Vers un travail exigeant une GESTION DE L’ESPACE de plus en plus délicate: se développent le travail en équipe virtuelle, le télétravail mixte nomade, le commerce électronique à distance. Vers un travail exigeant la gestion de la TRANSPARENCE car toute activité effectuée sur un réseau électronique peut être enregistrée à distance. Vers un travail exigeant de plus en plus de POLYVALENCE, en particulier avec le développement des rapports commerciaux avec le client. Vers une CYBER HIERARCHIE, car le rôle des cadres est remis en question.
4.2.2. Des cyber-rapports sociaux à la mesure du travail dans la société de l’information.
Pour Yves Lasfargues, les douze évolutions du travail sont ressenties de manière très contradictoire selon les individus. Pour beaucoup de personnes elles sont sources de plaisir et sont jugées comme étant positives, qualifiantes et valorisantes. Pour d’autres elles sont sources d’exclusion. Force est de constater que nous ne connaissons encore que peu de choses sur les effets réels à long terme de ces évolutions, qui doivent encore être étudiées par les chercheurs, car les études sont encore trop peu nombreuses sur la généralisation de ces évolutions déjà présentes ponctuellement. Mais l’analyse détaillée de ces évolutions a mis en lumière les différences essentielles entre le travail dans la société de l’Information et le travail dans la société industrielle.
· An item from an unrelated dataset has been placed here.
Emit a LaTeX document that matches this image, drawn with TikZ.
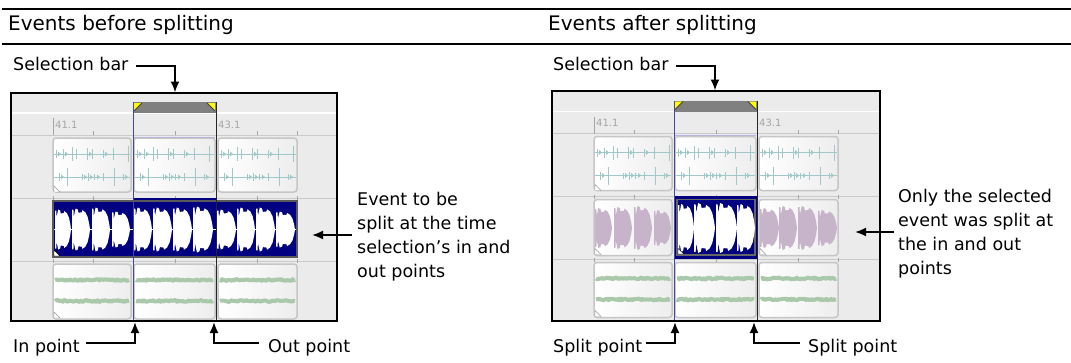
\documentclass[tikz,border=0pt]{standalone}
\usepackage{fontspec}
\setmainfont{DejaVu Sans}
\usetikzlibrary{arrows.meta,decorations.pathmorphing,calc}
\definecolor{panelbg}{RGB}{235,235,235}
\definecolor{sepgray}{RGB}{202,202,202}
\definecolor{evborder}{RGB}{198,198,198}
\definecolor{evnavy}{RGB}{0,0,128}
\definecolor{selblue}{RGB}{70,70,170}
\definecolor{selbar}{RGB}{128,128,128}
\definecolor{selyellow}{RGB}{255,255,0}
\definecolor{tealwave}{RGB}{160,200,200}
\definecolor{greenwave}{RGB}{170,200,170}
\definecolor{purplewave}{RGB}{200,180,202}
\definecolor{rulergray}{RGB}{165,165,165}
\pgfmathsetseed{4242}

\tikzset{
  rule/.style={line width=2pt},
  header/.style={anchor=base west, inner sep=0pt, font=\fontsize{20}{24}\selectfont},
  lbl/.style={inner sep=0pt, font=\fontsize{17.5}{24}\selectfont},
  callout/.style={line width=1.8pt, -{Latex[length=11pt,width=9pt]}},
  rulerlabel/.style={inner sep=0pt, text=rulergray, font=\fontsize{10}{10}\selectfont},
  rulertick/.style={draw=rulergray, line width=0.8pt},
  evbox/.style={draw=evborder, line width=1.5pt, left color=white, right color=black!7, rounded corners=3pt},
  tealline/.style={draw=tealwave, line width=0.9pt},
  greenband/.style={draw=greenwave, line width=4pt, line join=round, decorate, decoration={random steps, segment length=1.3pt, amplitude=0.9pt}},
  corner/.style={fill=white, draw=black!40, line width=0.4pt}
}

\newcommand\wblob[5]{% x0, width, height, centre, colour
  \fill[#5] (#1,{#4-0.3*#3}) -- (#1,{#4-0.95*#3}) -- ({#1+0.08*#2},{#4-0.95*#3}) -- ({#1+0.1*#2},{#4-0.6*#3}) -- ({#1+0.16*#2},{#4-0.85*#3}) -- ({#1+0.2*#2},{#4-1.0*#3}) -- ({#1+0.32*#2},{#4-0.95*#3}) -- ({#1+0.36*#2},{#4-0.8*#3}) -- ({#1+0.55*#2},{#4-0.82*#3}) -- ({#1+0.58*#2},{#4-0.92*#3}) -- ({#1+0.74*#2},{#4-0.82*#3}) -- ({#1+0.87*#2},{#4-0.6*#3}) -- ({#1+0.96*#2},{#4-0.25*#3}) -- ({#1+#2},{#4}) -- ({#1+0.96*#2},{#4+0.25*#3}) -- ({#1+0.87*#2},{#4+0.6*#3}) -- ({#1+0.74*#2},{#4+0.82*#3}) -- ({#1+0.58*#2},{#4+0.92*#3}) -- ({#1+0.55*#2},{#4+0.82*#3}) -- ({#1+0.36*#2},{#4+0.8*#3}) -- ({#1+0.32*#2},{#4+0.95*#3}) -- ({#1+0.2*#2},{#4+1.0*#3}) -- ({#1+0.16*#2},{#4+0.85*#3}) -- ({#1+0.1*#2},{#4+0.6*#3}) -- ({#1+0.08*#2},{#4+0.95*#3}) -- (#1,{#4+0.95*#3}) -- (#1,{#4+0.3*#3}) -- cycle;}

\newcommand\tealwaves[2]{%
  \draw[tealline] ({#1+1},154) -- ({#1+#2-1},154);
  \draw[tealline] ({#1+1},177) -- ({#1+#2-1},177);
  \foreach \oo/\hh in {3/4,10/5,19/7,23/5,34/6,39/5,50/4,60/6,75/8}
    {\draw[tealline] ({#1+\oo},{154-\hh}) -- ({#1+\oo},{154+\hh});}
  \foreach \oo in {5,12,36,52}
    {\fill[tealwave] ({#1+\oo},151.5) -- ({#1+\oo+3},154) -- ({#1+\oo},156.5) -- cycle;}
  \foreach \oo/\hh in {6/4,14/9,29/3,35/4,41/3,50/4,61/9,70/3}
    {\draw[tealline] ({#1+\oo},{177-\hh}) -- ({#1+\oo},{177+\hh});}
  \foreach \oo in {8,31,37,44,72}
    {\fill[tealwave] ({#1+\oo},174.5) -- ({#1+\oo+3},177) -- ({#1+\oo},179.5) -- cycle;}
}

\newcommand\greenwaves[2]{%
  \foreach \yy in {280,301}
    {\draw[greenband] ({#1+2},\yy) -- ({#1+#2-2},\yy);}
}

\newcommand\drawpanel[4]{% variant, top, right, bottom
  \begin{scope}
    \clip (11,#2) rectangle (#3,#4);
    \fill[panelbg] (11,#2) rectangle (#3,#4);
    \draw[white, line width=1.2pt] (11,113) -- (#3,113);
    \foreach \yy in {135,198,261} {\draw[sepgray, line width=1pt] (11,\yy) -- (#3,\yy);}
    \draw[rulertick] (53,118) -- (53,135);
    \foreach \xx in {93,175,257,297} {\draw[rulertick] (\xx,131) -- (\xx,135);}
    \foreach \xx in {53,93,175,257,297} {\draw[rulertick] (\xx,196) -- (\xx,200); \draw[rulertick] (\xx,259) -- (\xx,263);}
    \node[rulerlabel, anchor=west] at (55,124.5) {41.1};
    \node[rulerlabel, anchor=west] at (218,124.5) {43.1};
    % track 1
    \foreach \ex/\ew in {53/78,134/81,218/79}
      {\draw[evbox] (\ex,138) rectangle ++(\ew,54); \tealwaves{\ex}{\ew}}
    \fill[corner] (54,192) -- (54,186) -- (60,192) -- cycle;
    % track 3
    \foreach \ex/\ew in {53/78,134/81,218/79}
      {\draw[evbox] (\ex,264) rectangle ++(\ew,55); \greenwaves{\ex}{\ew}}
    \fill[corner] (54,318) -- (54,312) -- (60,318) -- cycle;
    % track 2
    \ifnum#1=0
      \fill[evnavy] (133,198) rectangle (216,201);
      \draw[fill=evnavy, draw=black!65, line width=2pt] (53,201) rectangle (297,257);
      \draw[white, line width=0.5pt] (54,229.5) -- (296,229.5);
      \foreach \bx/\bw/\bh in {55/16/20,72/18/21,92/18/22,112/18/18,134/18/22,153/19/22,173/19/22,193/20/23,217/19/20,237/18/22,256/19/22,276/19/18}
        {\wblob{\bx}{\bw}{\bh}{229.5}{white}}
      \draw[black!55, line width=1pt] (133,203) -- (133,255);
      \draw[black!55, line width=1pt] (216,203) -- (216,255);
      \fill[white, draw=black, line width=0.4pt] (54,256) -- (54,250) -- (60,256) -- cycle;
      \draw[evnavy, line width=1.5pt] (133,320.5) -- (216,320.5);
    \else
      \foreach \ex/\ew in {53/78,218/79}
        {\draw[evbox] (\ex,201) rectangle ++(\ew,56);}
      \foreach \bx/\bw/\bh in {54/17/20,73/18/21,93/18/22,113/17/18,219/19/20,238/18/22,257/19/22,277/19/18}
        {\wblob{\bx}{\bw}{\bh}{229.5}{purplewave}}
      \fill[corner] (54,256) -- (54,250) -- (60,256) -- cycle;
      \fill[corner] (219,256) -- (219,250) -- (225,256) -- cycle;
      \fill[evnavy] (133.5,197.5) rectangle (216,260.5);
      \draw[black!60, line width=1.5pt] (136,201) rectangle (214,256.5);
      \foreach \bx/\bw/\bh in {137/16/24,153/21/25,175/21/25,196/18/24}
        {\wblob{\bx}{\bw}{\bh}{229.5}{white}}
      \fill[white, draw=black, line width=0.4pt] (137,255.5) -- (137,250) -- (143,255.5) -- cycle;
    \fi
    % selection
    \fill[selbar] (133,102) rectangle (216,113);
    \fill[selyellow] (134,103) -- (142,103) -- (134,111) -- cycle;
    \draw[black!75, line width=0.8pt] (142,103) -- (134,111);
    \fill[selyellow] (207,103) -- (215,103) -- (215,111) -- cycle;
    \draw[black!75, line width=0.8pt] (207,103) -- (215,111);
    \draw[selblue!40, line width=1pt] (134,137) -- (215,137);
    \draw[selblue, line width=1pt] (133,102) -- (133,#4);
    \draw[black!85, line width=1pt] (216,102) -- (216,#4);
  \end{scope}
  \draw[black, line width=1.3pt] (11,#2) rectangle (#3,#4);
}

\begin{document}
\begin{tikzpicture}[x=1pt,y=-1pt]
\useasboundingbox (0,0) rectangle (1071,362);
\fill[white] (0,0) rectangle (1071,362);
\draw[rule] (2,9) -- (1071,9);
\draw[rule] (2,44) -- (1071,44);
\node[header] (hL) at (8,30) {Events before splitting};
\node[header] (hR) at (548,30) {Events after splitting};

\drawpanel{0}{93}{337}{321}
\begin{scope}[shift={(541,-1.5)}]
  \drawpanel{1}{92.5}{339}{322.5}
\end{scope}

% left annotations
\node[lbl, anchor=base west] (selL) at (13,70) {Selection bar};
\coordinate (selLk) at (175,66);
\coordinate (selLt) at (175,92.5);
\draw[callout] ($(selL.east |- selLk)+(7,0)$) -- (selLk) -- (selLt);

\node[lbl, anchor=base west] (inL) at (13,352) {In point};
\coordinate (inLk) at (135,343);
\coordinate (inLt) at (135,322);
\draw[callout] ($(inL.east |- inLk)+(6,0)$) -- (inLk) -- (inLt);

\node[lbl, anchor=base west] (outL) at (268,352) {Out point};
\coordinate (outLk) at (214,343);
\coordinate (outLt) at (214,322);
\draw[callout] ($(outL.west |- outLk)+(-9,0)$) -- (outLk) -- (outLt);

\node[lbl, anchor=north west, align=left] (evL) at (357,191.5) {Event to be\\split at the time\\selection’s in and\\out points};
\coordinate (evLt) at (312,235);
\draw[callout] ($(evL.west |- evLt)+(-5,0)$) -- (evLt);

% right annotations
\node[lbl, anchor=base west] (selR) at (553,70) {Selection bar};
\coordinate (selRk) at (715,66);
\coordinate (selRt) at (715,90.5);
\draw[callout] ($(selR.east |- selRk)+(7,0)$) -- (selRk) -- (selRt);

\node[lbl, anchor=base west] (spL) at (553,352) {Split point};
\coordinate (spLk) at (675,343);
\coordinate (spLt) at (675,322);
\draw[callout] ($(spL.east |- spLk)+(4,0)$) -- (spLk) -- (spLt);

\node[lbl, anchor=base west] (spR) at (808,352) {Split point};
\coordinate (spRk) at (754,343);
\coordinate (spRt) at (754,322);
\draw[callout] ($(spR.west |- spRk)+(-8,0)$) -- (spRk) -- (spRt);

\node[lbl, anchor=north west, align=left] (onR) at (898,188.5) {Only the selected\\event was split at\\the in and out\\points};
\coordinate (onRt) at (855,232);
\draw[callout] ($(onR.west |- onRt)+(-4,0)$) -- (onRt);
\end{tikzpicture}
\end{document}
Dans la société industrielle.
Le travail, c’est d’abord de la fatigue physique. Toute réflexion sur les conditions de travail est dominée par la notion de fatigue physique, et la plupart des efforts pour améliorer les conditions de travail portent sur des facteurs physiques. On cherche à diminuer le temps de travail (car on estime que la fatigue physique est proportionnelle au temps de travail), on cherche à améliorer l’environnement physique (chaleur, bruits, poussières, ... ), on cherche à améliorer la sécurité physique (réduire les accidents du travail), on cherche à supprimer les travaux pénibles (mécanisation, automatisation).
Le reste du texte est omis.